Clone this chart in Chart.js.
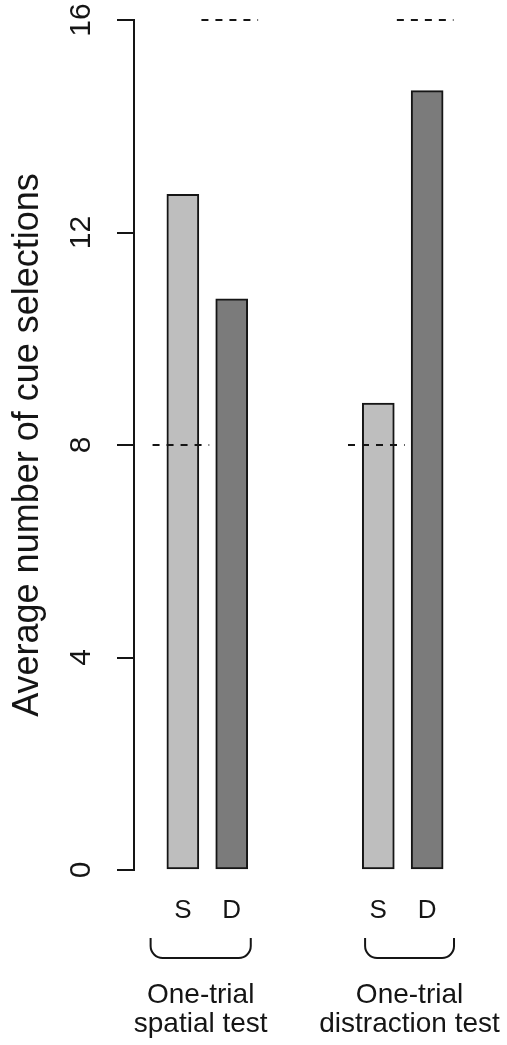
<!DOCTYPE html>
<html>
<head>
<meta charset="utf-8">
<title>Average number of cue selections</title>
<script src="https://cdn.jsdelivr.net/npm/chart.js@4.4.1/dist/chart.umd.min.js"></script>
<style>
  html, body { margin: 0; padding: 0; background: #ffffff; }
  #wrap { position: relative; width: 507px; height: 1045px; }
</style>
</head>
<body>
<div id="wrap"><canvas id="cues"></canvas></div>
<script>
// ---- data ----
const conditions = ['S', 'D', 'S', 'D'];
const testNames = [['One-trial', 'spatial test'], ['One-trial', 'distraction test']];
const meanSelections = [12.72, 10.75, 8.79, 14.67];
const chanceLevels = [8, 16, 8, 16];
const yTickValues = [0, 4, 8, 12, 16];
const yTitle = 'Average number of cue selections';

// ---- styling ----
const FONT = '"Liberation Sans", Arial, Helvetica, sans-serif';
const INK = '#151515';
const LINE_W = 2;
const BAR_FILLS = { S: '#bebebe', D: '#7b7b7b' };
// bracket extents (in category slots) relative to the S and D slots of each test
const BRACKET_SPAN = [[-0.66, 0.39], [-0.27, 0.55]];

// slot layout: an empty slot at each end and two between the tests
const slotLabels = [''];
const slotValues = [null];
const slotFills = ['rgba(0,0,0,0)'];
const slotChance = [null];
const groupSlots = [];
conditions.forEach((c, i) => {
  if (i > 0 && i % 2 === 0) { slotLabels.push('', ''); slotValues.push(null, null); slotFills.push('rgba(0,0,0,0)', 'rgba(0,0,0,0)'); slotChance.push(null, null); }
  if (i % 2 === 0) groupSlots.push([slotLabels.length, slotLabels.length + 1]);
  slotLabels.push(c);
  slotValues.push(meanSelections[i]);
  slotFills.push(BAR_FILLS[c]);
  slotChance.push(chanceLevels[i]);
});
slotLabels.push(''); slotValues.push(null); slotFills.push('rgba(0,0,0,0)'); slotChance.push(null);

// dashed chance-level segments over each bar
const chanceMarks = {
  id: 'chanceMarks',
  afterDatasetsDraw(chart) {
    const { ctx, scales: { x, y } } = chart;
    ctx.save();
    ctx.strokeStyle = INK;
    ctx.lineWidth = LINE_W;
    ctx.setLineDash([7, 7]);
    slotChance.forEach((lvl, i) => {
      if (lvl === null) return;
      const py = Math.round(y.getPixelForValue(lvl));
      ctx.beginPath();
      ctx.moveTo(x.getPixelForValue(i - 0.62), py);
      ctx.lineTo(x.getPixelForValue(i + 0.54), py);
      ctx.stroke();
    });
    ctx.restore();
  }
};

// brackets joining S and D of each test, with the test names below
const testBrackets = {
  id: 'testBrackets',
  afterDraw(chart) {
    const { ctx, chartArea, scales: { x } } = chart;
    const top = chartArea.bottom + 68;
    const bottom = chartArea.bottom + 88;
    const r = 12;
    ctx.save();
    groupSlots.forEach(([s, d], g) => {
      const left = x.getPixelForValue(s + BRACKET_SPAN[g][0]);
      const right = x.getPixelForValue(d + BRACKET_SPAN[g][1]);
      ctx.strokeStyle = INK;
      ctx.lineWidth = LINE_W;
      ctx.beginPath();
      ctx.moveTo(left, top);
      ctx.lineTo(left, bottom - r);
      ctx.arcTo(left, bottom, left + r, bottom, r);
      ctx.lineTo(right - r, bottom);
      ctx.arcTo(right, bottom, right, bottom - r, r);
      ctx.lineTo(right, top);
      ctx.stroke();

      const cx = (left + right) / 2;
      ctx.fillStyle = INK;
      ctx.font = '28px ' + FONT;
      ctx.textAlign = 'center';
      ctx.textBaseline = 'alphabetic';
      testNames[g].forEach((line, k) => {
        ctx.fillText(line, cx, chartArea.bottom + 133 + k * 29);
      });
    });
    ctx.restore();
  }
};

new Chart(document.getElementById('cues'), {
  type: 'bar',
  data: {
    labels: slotLabels,
    datasets: [{
      data: slotValues,
      backgroundColor: slotFills,
      borderColor: INK,
      borderWidth: LINE_W,
      borderSkipped: false,
      barThickness: 32
    }]
  },
  options: {
    responsive: true,
    maintainAspectRatio: false,
    animation: false,
    events: [],
    layout: { padding: { top: 20, right: 31, bottom: 0, left: 0 } },
    plugins: { legend: { display: false }, tooltip: { enabled: false } },
    scales: {
      x: {
        type: 'category',
        offset: false,
        grid: { display: false, drawTicks: false },
        border: { display: false },
        ticks: {
          color: INK,
          font: { family: FONT, size: 26 },
          padding: 25,
          autoSkip: false,
          maxRotation: 0,
          minRotation: 0
        },
        afterFit(scale) { scale.height = 175; scale.paddingLeft = 0; scale.paddingRight = 0; }
      },
      y: {
        min: 0,
        max: 16,
        afterBuildTicks(scale) { scale.ticks = yTickValues.map(v => ({ value: v })); },
        grid: {
          drawOnChartArea: false,
          drawTicks: true,
          tickLength: 17,
          color: INK,
          lineWidth: LINE_W
        },
        border: { display: true, color: INK, width: LINE_W },
        ticks: {
          color: INK,
          font: { family: FONT, size: 30 },
          padding: 19,
          autoSkip: false,
          minRotation: 90,
          maxRotation: 90,
          crossAlign: 'center',
          callback: (v) => String(v)
        },
        title: {
          display: true,
          text: yTitle,
          color: INK,
          font: { family: FONT, size: 36 },
          padding: { top: 6, bottom: 0 }
        },
        afterFit(scale) { scale.width = 134; scale.paddingTop = 0; scale.paddingBottom = 0; }
      }
    }
  },
  plugins: [chanceMarks, testBrackets]
});
</script>
</body>
</html>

What you need to do:
Go from the first line of the data above to the line containing "const BRACKET_SPAN = [[-0.66, 0.39], [-0.27, 0.55]];" and retype exactly those lines, both included, but none of the pictures.

Correct result:
Clone this chart in Chart.js.
<!DOCTYPE html>
<html>
<head>
<meta charset="utf-8">
<title>Average number of cue selections</title>
<script src="https://cdn.jsdelivr.net/npm/chart.js@4.4.1/dist/chart.umd.min.js"></script>
<style>
  html, body { margin: 0; padding: 0; background: #ffffff; }
  #wrap { position: relative; width: 507px; height: 1045px; }
</style>
</head>
<body>
<div id="wrap"><canvas id="cues"></canvas></div>
<script>
// ---- data ----
const conditions = ['S', 'D', 'S', 'D'];
const testNames = [['One-trial', 'spatial test'], ['One-trial', 'distraction test']];
const meanSelections = [12.72, 10.75, 8.79, 14.67];
const chanceLevels = [8, 16, 8, 16];
const yTickValues = [0, 4, 8, 12, 16];
const yTitle = 'Average number of cue selections';

// ---- styling ----
const FONT = '"Liberation Sans", Arial, Helvetica, sans-serif';
const INK = '#151515';
const LINE_W = 2;
const BAR_FILLS = { S: '#bebebe', D: '#7b7b7b' };
// bracket extents (in category slots) relative to the S and D slots of each test
const BRACKET_SPAN = [[-0.66, 0.39], [-0.27, 0.55]];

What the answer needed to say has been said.